- **GIVEN EXERCISE**: Reproduce all the lines below exactly and omit the images.

-- start of STORED DATA --

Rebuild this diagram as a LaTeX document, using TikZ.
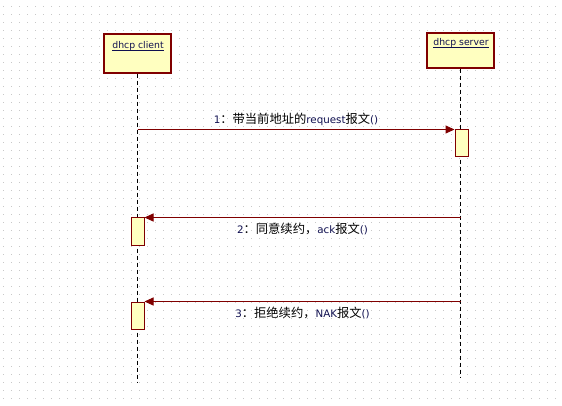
\documentclass[tikz,border=0pt]{standalone}
\usepackage{fontspec}
\setmainfont{DejaVu Sans}
\newfontfamily\cjk{Noto Sans CJK SC}
\usetikzlibrary{arrows.meta}
\definecolor{lifebox}{RGB}{255,255,192}
\definecolor{msgred}{RGB}{128,0,0}
\definecolor{navytext}{RGB}{16,16,80}
\definecolor{dotgray}{RGB}{200,200,200}
\newcommand\zh[1]{{\fontsize{12.3}{14}\cjk\color{black}#1}}
\tikzset{
  objbox/.style={draw=msgred,fill=lifebox,line width=1.2pt,minimum width=67pt,inner sep=0pt},
  actbox/.style={draw=msgred,fill=lifebox,line width=1pt,minimum width=13pt,minimum height=27pt,inner sep=0pt},
  lifeline/.style={draw=black,line width=1pt,dash pattern=on 4pt off 3pt},
  msg/.style={draw=msgred,line width=1pt,-{Triangle[length=9pt,width=8pt]}},
  msgtext/.style={font=\fontsize{10.3}{12}\selectfont,text=navytext,inner sep=3pt},
  objtext/.style={font=\fontsize{9.3}{11}\selectfont,text=navytext,inner sep=0pt,anchor=base},
  nameline/.style={draw=navytext,line width=0.8pt}
}
\begin{document}
\begin{tikzpicture}[x=1pt,y=-1pt]
\useasboundingbox (0,0) rectangle (562,406);
\fill[white] (0,0) rectangle (562,406);
% dot grid
\foreach \x in {3,11,...,555}
  \foreach \y in {6,14,...,398}
    \fill[dotgray] (\x,\y) rectangle +(1,1);
% objects
\node[objbox,minimum height=39pt] (client) at (137.5,53.5) {};
\node[objbox,minimum height=35pt] (server) at (460.5,50.5) {};
\node[objtext] (clientname) at (138,48.5) {dhcp client};
\node[objtext] (servername) at (461,45.5) {dhcp server};
\draw[nameline] ([yshift=-2pt]clientname.base west) -- ([yshift=-2pt]clientname.base east);
\draw[nameline] ([yshift=-2pt]servername.base west) -- ([yshift=-2pt]servername.base east);
\coordinate (clientend) at (client.south |- 0,382);
\coordinate (serverend) at (server.south |- 0,378);
\draw[lifeline] (client.south) -- (clientend);
\draw[lifeline] (server.south) -- (serverend);
% activations
\node[actbox] (srvact) at (461.5,143.5) {};
\node[actbox] (ackact) at (137.5,231.5) {};
\node[actbox] (nakact) at (137.5,315.5) {};
% messages
\draw[msg] (client.south |- srvact.north) -- (srvact.north west)
  node[msgtext,midway,above] {1\zh{：带当前地址的}request\zh{报文}()};
\draw[msg] (server.south |- ackact.north) -- (ackact.north east)
  node[msgtext,midway,below,yshift=-2pt] {2\zh{：同意续约，}ack\zh{报文}()};
\draw[msg] (server.south |- nakact.north) -- (nakact.north east)
  node[msgtext,midway,below,yshift=-2pt] {3\zh{：拒绝续约，}NAK\zh{报文}()};
\end{tikzpicture}
\end{document}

-- end of STORED DATA --

- **SOLUTION TO THIS TASK**:
Rebuild this diagram as a LaTeX document, using TikZ.
\documentclass[tikz,border=0pt]{standalone}
\usepackage{fontspec}
\setmainfont{DejaVu Sans}
\newfontfamily\cjk{Noto Sans CJK SC}
\usetikzlibrary{arrows.meta}
\definecolor{lifebox}{RGB}{255,255,192}
\definecolor{msgred}{RGB}{128,0,0}
\definecolor{navytext}{RGB}{16,16,80}
\definecolor{dotgray}{RGB}{200,200,200}
\newcommand\zh[1]{{\fontsize{12.3}{14}\cjk\color{black}#1}}
\tikzset{
  objbox/.style={draw=msgred,fill=lifebox,line width=1.2pt,minimum width=67pt,inner sep=0pt},
  actbox/.style={draw=msgred,fill=lifebox,line width=1pt,minimum width=13pt,minimum height=27pt,inner sep=0pt},
  lifeline/.style={draw=black,line width=1pt,dash pattern=on 4pt off 3pt},
  msg/.style={draw=msgred,line width=1pt,-{Triangle[length=9pt,width=8pt]}},
  msgtext/.style={font=\fontsize{10.3}{12}\selectfont,text=navytext,inner sep=3pt},
  objtext/.style={font=\fontsize{9.3}{11}\selectfont,text=navytext,inner sep=0pt,anchor=base},
  nameline/.style={draw=navytext,line width=0.8pt}
}
\begin{document}
\begin{tikzpicture}[x=1pt,y=-1pt]
\useasboundingbox (0,0) rectangle (562,406);
\fill[white] (0,0) rectangle (562,406);
% dot grid
\foreach \x in {3,11,...,555}
  \foreach \y in {6,14,...,398}
    \fill[dotgray] (\x,\y) rectangle +(1,1);
% objects
\node[objbox,minimum height=39pt] (client) at (137.5,53.5) {};
\node[objbox,minimum height=35pt] (server) at (460.5,50.5) {};
\node[objtext] (clientname) at (138,48.5) {dhcp client};
\node[objtext] (servername) at (461,45.5) {dhcp server};
\draw[nameline] ([yshift=-2pt]clientname.base west) -- ([yshift=-2pt]clientname.base east);
\draw[nameline] ([yshift=-2pt]servername.base west) -- ([yshift=-2pt]servername.base east);
\coordinate (clientend) at (client.south |- 0,382);
\coordinate (serverend) at (server.south |- 0,378);
\draw[lifeline] (client.south) -- (clientend);
\draw[lifeline] (server.south) -- (serverend);
% activations
\node[actbox] (srvact) at (461.5,143.5) {};
\node[actbox] (ackact) at (137.5,231.5) {};
\node[actbox] (nakact) at (137.5,315.5) {};
% messages
\draw[msg] (client.south |- srvact.north) -- (srvact.north west)
  node[msgtext,midway,above] {1\zh{：带当前地址的}request\zh{报文}()};
\draw[msg] (server.south |- ackact.north) -- (ackact.north east)
  node[msgtext,midway,below,yshift=-2pt] {2\zh{：同意续约，}ack\zh{报文}()};
\draw[msg] (server.south |- nakact.north) -- (nakact.north east)
  node[msgtext,midway,below,yshift=-2pt] {3\zh{：拒绝续约，}NAK\zh{报文}()};
\end{tikzpicture}
\end{document}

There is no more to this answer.